[Begin INPUT FOR THIS TASK]

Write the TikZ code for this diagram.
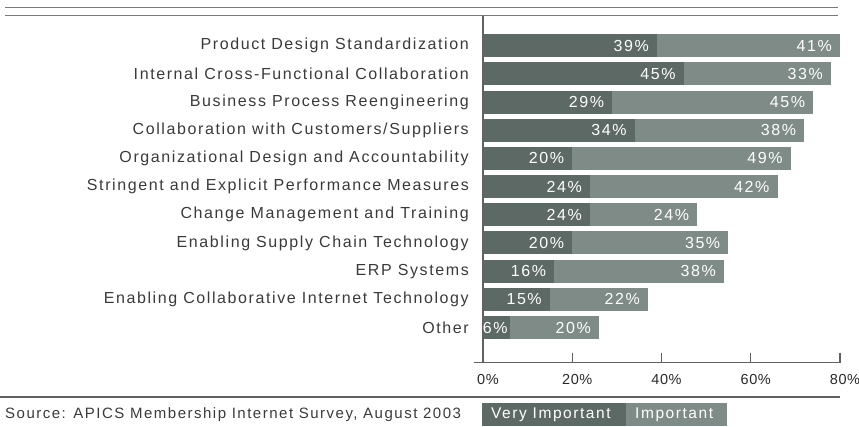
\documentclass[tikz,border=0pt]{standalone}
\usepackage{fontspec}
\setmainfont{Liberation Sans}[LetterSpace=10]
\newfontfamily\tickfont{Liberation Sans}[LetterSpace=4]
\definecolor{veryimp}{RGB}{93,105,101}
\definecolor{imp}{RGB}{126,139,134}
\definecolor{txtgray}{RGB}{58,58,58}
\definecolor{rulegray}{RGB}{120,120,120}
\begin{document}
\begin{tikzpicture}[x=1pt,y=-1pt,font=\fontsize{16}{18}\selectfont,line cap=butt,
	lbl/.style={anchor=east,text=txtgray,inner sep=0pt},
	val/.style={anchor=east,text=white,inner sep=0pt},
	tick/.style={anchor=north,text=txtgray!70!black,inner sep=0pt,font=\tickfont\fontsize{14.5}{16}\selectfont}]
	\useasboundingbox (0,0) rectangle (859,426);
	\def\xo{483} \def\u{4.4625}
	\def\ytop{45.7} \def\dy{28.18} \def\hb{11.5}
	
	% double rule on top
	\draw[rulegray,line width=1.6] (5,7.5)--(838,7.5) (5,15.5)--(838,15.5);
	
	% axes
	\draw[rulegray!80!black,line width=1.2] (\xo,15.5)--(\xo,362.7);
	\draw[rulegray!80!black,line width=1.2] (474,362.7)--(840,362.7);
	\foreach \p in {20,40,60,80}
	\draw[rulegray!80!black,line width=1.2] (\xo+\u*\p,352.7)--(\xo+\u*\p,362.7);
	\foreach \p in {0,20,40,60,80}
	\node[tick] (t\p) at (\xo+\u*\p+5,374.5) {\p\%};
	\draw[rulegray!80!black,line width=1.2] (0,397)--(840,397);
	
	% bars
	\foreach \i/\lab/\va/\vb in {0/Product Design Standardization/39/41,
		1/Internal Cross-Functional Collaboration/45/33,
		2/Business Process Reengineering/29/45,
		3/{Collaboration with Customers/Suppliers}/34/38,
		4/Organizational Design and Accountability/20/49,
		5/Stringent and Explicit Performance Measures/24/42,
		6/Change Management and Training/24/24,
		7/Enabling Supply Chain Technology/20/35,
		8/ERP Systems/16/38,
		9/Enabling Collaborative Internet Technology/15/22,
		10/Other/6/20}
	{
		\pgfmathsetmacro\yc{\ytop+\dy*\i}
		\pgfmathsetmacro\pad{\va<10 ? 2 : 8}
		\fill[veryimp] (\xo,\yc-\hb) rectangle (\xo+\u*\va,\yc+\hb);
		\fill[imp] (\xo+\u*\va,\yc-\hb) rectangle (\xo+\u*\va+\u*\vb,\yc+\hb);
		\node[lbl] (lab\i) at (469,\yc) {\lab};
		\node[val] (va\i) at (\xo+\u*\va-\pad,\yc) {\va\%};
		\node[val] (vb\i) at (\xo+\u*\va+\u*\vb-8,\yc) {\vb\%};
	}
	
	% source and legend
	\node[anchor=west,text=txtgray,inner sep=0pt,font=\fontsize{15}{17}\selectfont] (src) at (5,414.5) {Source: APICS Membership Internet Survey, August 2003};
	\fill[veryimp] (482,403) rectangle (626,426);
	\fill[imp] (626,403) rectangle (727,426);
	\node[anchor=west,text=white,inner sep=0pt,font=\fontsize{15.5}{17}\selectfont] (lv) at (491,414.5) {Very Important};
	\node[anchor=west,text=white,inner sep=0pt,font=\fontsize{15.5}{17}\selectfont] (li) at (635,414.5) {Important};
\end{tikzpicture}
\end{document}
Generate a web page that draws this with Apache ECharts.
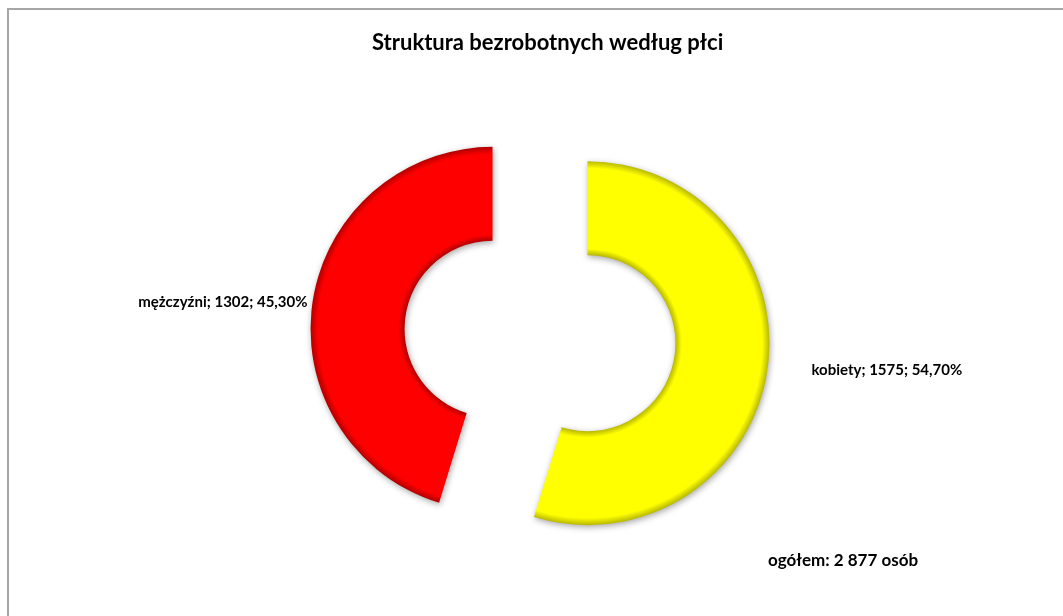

[End INPUT FOR THIS TASK]

** OBJECTIVE **
Copy the listing exactly. Any image in it stays out of the copy.

** WRITTEN RESPONSE **
Write the TikZ code for this diagram.
\documentclass[tikz,border=0pt]{standalone}
\usepackage{fontspec}
\setmainfont{Liberation Sans}[LetterSpace=10]
\newfontfamily\tickfont{Liberation Sans}[LetterSpace=4]
\definecolor{veryimp}{RGB}{93,105,101}
\definecolor{imp}{RGB}{126,139,134}
\definecolor{txtgray}{RGB}{58,58,58}
\definecolor{rulegray}{RGB}{120,120,120}
\begin{document}
\begin{tikzpicture}[x=1pt,y=-1pt,font=\fontsize{16}{18}\selectfont,line cap=butt,
	lbl/.style={anchor=east,text=txtgray,inner sep=0pt},
	val/.style={anchor=east,text=white,inner sep=0pt},
	tick/.style={anchor=north,text=txtgray!70!black,inner sep=0pt,font=\tickfont\fontsize{14.5}{16}\selectfont}]
	\useasboundingbox (0,0) rectangle (859,426);
	\def\xo{483} \def\u{4.4625}
	\def\ytop{45.7} \def\dy{28.18} \def\hb{11.5}
	
	% double rule on top
	\draw[rulegray,line width=1.6] (5,7.5)--(838,7.5) (5,15.5)--(838,15.5);
	
	% axes
	\draw[rulegray!80!black,line width=1.2] (\xo,15.5)--(\xo,362.7);
	\draw[rulegray!80!black,line width=1.2] (474,362.7)--(840,362.7);
	\foreach \p in {20,40,60,80}
	\draw[rulegray!80!black,line width=1.2] (\xo+\u*\p,352.7)--(\xo+\u*\p,362.7);
	\foreach \p in {0,20,40,60,80}
	\node[tick] (t\p) at (\xo+\u*\p+5,374.5) {\p\%};
	\draw[rulegray!80!black,line width=1.2] (0,397)--(840,397);
	
	% bars
	\foreach \i/\lab/\va/\vb in {0/Product Design Standardization/39/41,
		1/Internal Cross-Functional Collaboration/45/33,
		2/Business Process Reengineering/29/45,
		3/{Collaboration with Customers/Suppliers}/34/38,
		4/Organizational Design and Accountability/20/49,
		5/Stringent and Explicit Performance Measures/24/42,
		6/Change Management and Training/24/24,
		7/Enabling Supply Chain Technology/20/35,
		8/ERP Systems/16/38,
		9/Enabling Collaborative Internet Technology/15/22,
		10/Other/6/20}
	{
		\pgfmathsetmacro\yc{\ytop+\dy*\i}
		\pgfmathsetmacro\pad{\va<10 ? 2 : 8}
		\fill[veryimp] (\xo,\yc-\hb) rectangle (\xo+\u*\va,\yc+\hb);
		\fill[imp] (\xo+\u*\va,\yc-\hb) rectangle (\xo+\u*\va+\u*\vb,\yc+\hb);
		\node[lbl] (lab\i) at (469,\yc) {\lab};
		\node[val] (va\i) at (\xo+\u*\va-\pad,\yc) {\va\%};
		\node[val] (vb\i) at (\xo+\u*\va+\u*\vb-8,\yc) {\vb\%};
	}
	
	% source and legend
	\node[anchor=west,text=txtgray,inner sep=0pt,font=\fontsize{15}{17}\selectfont] (src) at (5,414.5) {Source: APICS Membership Internet Survey, August 2003};
	\fill[veryimp] (482,403) rectangle (626,426);
	\fill[imp] (626,403) rectangle (727,426);
	\node[anchor=west,text=white,inner sep=0pt,font=\fontsize{15.5}{17}\selectfont] (lv) at (491,414.5) {Very Important};
	\node[anchor=west,text=white,inner sep=0pt,font=\fontsize{15.5}{17}\selectfont] (li) at (635,414.5) {Important};
\end{tikzpicture}
\end{document}
Generate a web page that draws this with Apache ECharts.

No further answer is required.